• _WHAT NEEDS TO BE DONE_
Give back, word for word, only the lines from the opening of the records through the one with "11, 9, 4, 0]". Pictures stay out.

[Stored data entries]
******
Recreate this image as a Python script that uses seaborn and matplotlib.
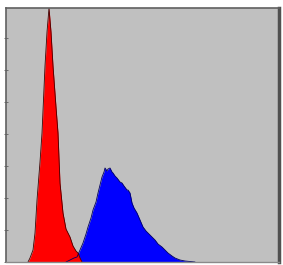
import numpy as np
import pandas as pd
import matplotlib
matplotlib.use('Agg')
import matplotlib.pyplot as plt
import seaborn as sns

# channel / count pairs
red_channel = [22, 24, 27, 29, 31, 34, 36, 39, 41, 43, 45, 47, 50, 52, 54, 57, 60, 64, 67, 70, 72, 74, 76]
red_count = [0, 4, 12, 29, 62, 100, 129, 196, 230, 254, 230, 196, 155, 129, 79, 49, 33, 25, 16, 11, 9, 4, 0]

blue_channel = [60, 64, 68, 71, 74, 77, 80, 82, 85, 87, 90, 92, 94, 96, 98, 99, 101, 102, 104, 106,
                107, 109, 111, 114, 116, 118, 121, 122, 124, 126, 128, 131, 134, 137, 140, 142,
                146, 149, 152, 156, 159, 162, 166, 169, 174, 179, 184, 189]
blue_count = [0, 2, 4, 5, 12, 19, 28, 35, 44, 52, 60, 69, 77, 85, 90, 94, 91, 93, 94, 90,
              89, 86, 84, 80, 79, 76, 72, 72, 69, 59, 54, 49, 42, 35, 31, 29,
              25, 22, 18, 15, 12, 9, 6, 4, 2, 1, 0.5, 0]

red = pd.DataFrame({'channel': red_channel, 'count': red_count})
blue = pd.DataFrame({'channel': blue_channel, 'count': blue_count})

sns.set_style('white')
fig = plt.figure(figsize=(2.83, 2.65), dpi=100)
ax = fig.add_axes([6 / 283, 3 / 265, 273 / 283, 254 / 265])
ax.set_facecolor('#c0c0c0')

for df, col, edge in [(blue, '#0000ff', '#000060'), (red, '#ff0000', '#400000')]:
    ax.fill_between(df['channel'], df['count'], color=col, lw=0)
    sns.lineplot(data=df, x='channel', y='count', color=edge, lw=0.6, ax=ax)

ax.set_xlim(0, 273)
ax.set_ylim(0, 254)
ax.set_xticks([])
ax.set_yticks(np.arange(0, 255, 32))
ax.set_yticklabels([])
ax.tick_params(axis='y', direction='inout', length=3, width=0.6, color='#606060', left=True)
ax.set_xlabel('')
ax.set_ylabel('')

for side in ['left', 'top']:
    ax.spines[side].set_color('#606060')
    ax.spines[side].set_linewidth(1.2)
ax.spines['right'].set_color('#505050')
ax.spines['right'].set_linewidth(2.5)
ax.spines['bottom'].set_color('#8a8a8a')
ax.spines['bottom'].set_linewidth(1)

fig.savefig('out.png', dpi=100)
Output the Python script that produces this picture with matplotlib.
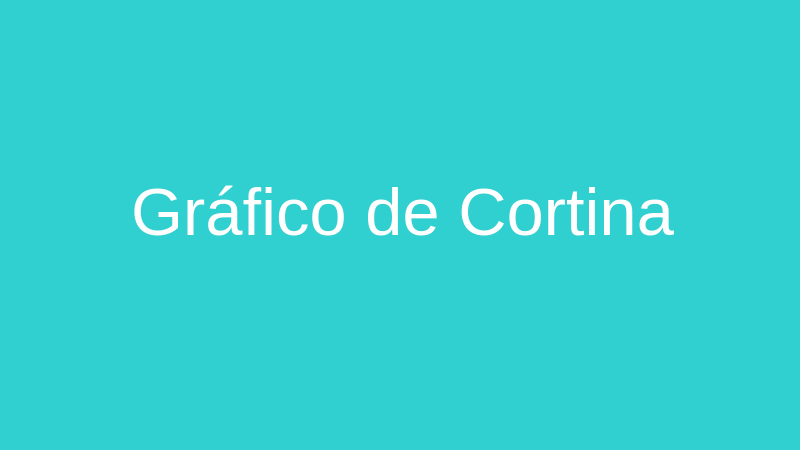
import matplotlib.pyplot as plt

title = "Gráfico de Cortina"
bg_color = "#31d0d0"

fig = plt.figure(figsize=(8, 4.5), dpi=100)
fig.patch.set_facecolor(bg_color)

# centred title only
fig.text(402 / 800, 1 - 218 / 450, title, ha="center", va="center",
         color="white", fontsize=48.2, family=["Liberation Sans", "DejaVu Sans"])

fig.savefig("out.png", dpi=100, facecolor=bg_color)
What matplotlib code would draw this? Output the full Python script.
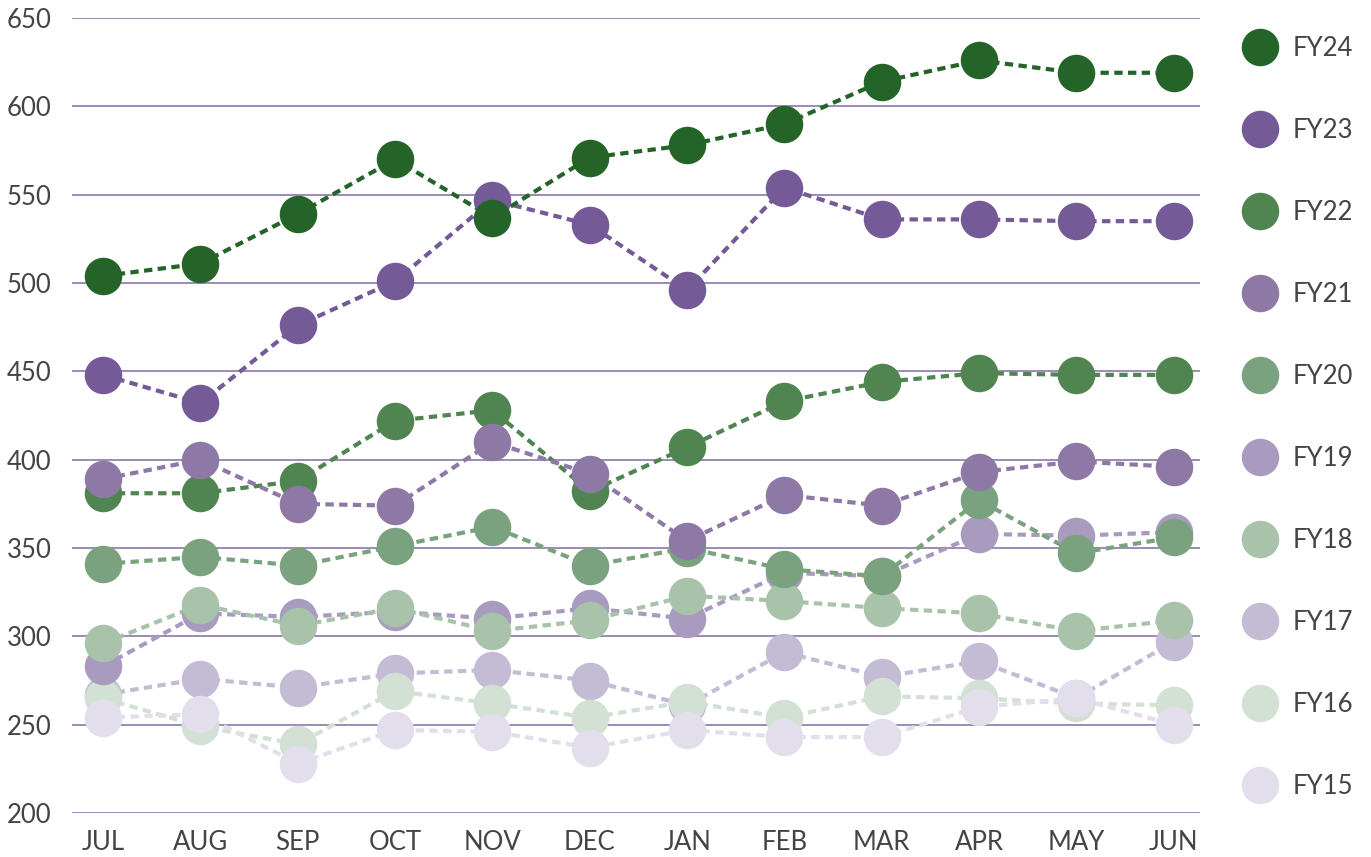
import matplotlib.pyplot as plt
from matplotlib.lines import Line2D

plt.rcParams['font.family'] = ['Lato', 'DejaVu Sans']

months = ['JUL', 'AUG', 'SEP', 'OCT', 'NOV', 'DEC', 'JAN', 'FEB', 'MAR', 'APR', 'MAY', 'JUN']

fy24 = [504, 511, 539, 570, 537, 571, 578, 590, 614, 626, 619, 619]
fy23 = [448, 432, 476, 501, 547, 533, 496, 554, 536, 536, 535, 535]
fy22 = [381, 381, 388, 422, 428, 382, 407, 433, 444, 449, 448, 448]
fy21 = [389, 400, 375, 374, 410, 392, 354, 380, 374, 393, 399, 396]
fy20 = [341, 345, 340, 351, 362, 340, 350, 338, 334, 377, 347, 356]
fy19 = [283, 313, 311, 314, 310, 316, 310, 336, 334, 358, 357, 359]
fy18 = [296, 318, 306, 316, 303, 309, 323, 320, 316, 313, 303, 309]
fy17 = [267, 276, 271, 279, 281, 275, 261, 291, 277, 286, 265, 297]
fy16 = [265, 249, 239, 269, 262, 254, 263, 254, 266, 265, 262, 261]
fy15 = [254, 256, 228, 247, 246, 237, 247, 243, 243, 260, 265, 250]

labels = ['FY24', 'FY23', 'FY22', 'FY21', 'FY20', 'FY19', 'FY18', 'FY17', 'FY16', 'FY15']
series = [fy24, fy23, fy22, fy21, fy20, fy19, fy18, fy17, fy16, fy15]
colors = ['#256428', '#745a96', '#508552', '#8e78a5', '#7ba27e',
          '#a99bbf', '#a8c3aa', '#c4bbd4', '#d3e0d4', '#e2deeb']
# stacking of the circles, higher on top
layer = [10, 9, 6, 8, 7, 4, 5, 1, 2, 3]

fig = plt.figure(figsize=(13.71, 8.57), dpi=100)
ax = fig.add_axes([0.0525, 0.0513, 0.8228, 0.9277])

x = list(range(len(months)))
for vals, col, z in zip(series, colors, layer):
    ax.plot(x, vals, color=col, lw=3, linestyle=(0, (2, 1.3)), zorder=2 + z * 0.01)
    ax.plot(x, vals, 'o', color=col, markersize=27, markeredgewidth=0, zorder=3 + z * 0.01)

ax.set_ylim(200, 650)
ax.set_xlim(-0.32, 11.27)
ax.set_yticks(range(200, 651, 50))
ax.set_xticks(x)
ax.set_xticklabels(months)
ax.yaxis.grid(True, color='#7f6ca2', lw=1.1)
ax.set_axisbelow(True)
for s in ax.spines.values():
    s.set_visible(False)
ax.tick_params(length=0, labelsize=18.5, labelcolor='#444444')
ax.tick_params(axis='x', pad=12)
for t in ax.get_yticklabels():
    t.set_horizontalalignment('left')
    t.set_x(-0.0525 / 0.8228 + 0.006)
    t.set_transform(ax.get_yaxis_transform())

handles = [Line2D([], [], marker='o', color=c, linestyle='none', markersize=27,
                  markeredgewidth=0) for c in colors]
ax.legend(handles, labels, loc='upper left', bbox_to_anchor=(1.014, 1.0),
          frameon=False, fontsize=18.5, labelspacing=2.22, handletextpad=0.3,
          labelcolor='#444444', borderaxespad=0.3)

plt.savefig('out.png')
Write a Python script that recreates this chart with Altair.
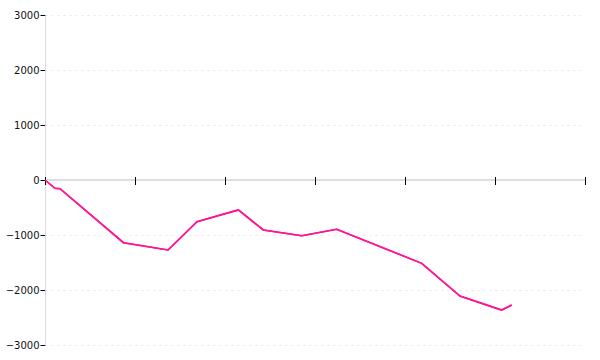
******
• _RIGHT ANSWER_
Recreate this image as a Python script that uses seaborn and matplotlib.
import numpy as np
import pandas as pd
import matplotlib
matplotlib.use('Agg')
import matplotlib.pyplot as plt
import seaborn as sns

# channel / count pairs
red_channel = [22, 24, 27, 29, 31, 34, 36, 39, 41, 43, 45, 47, 50, 52, 54, 57, 60, 64, 67, 70, 72, 74, 76]
red_count = [0, 4, 12, 29, 62, 100, 129, 196, 230, 254, 230, 196, 155, 129, 79, 49, 33, 25, 16, 11, 9, 4, 0]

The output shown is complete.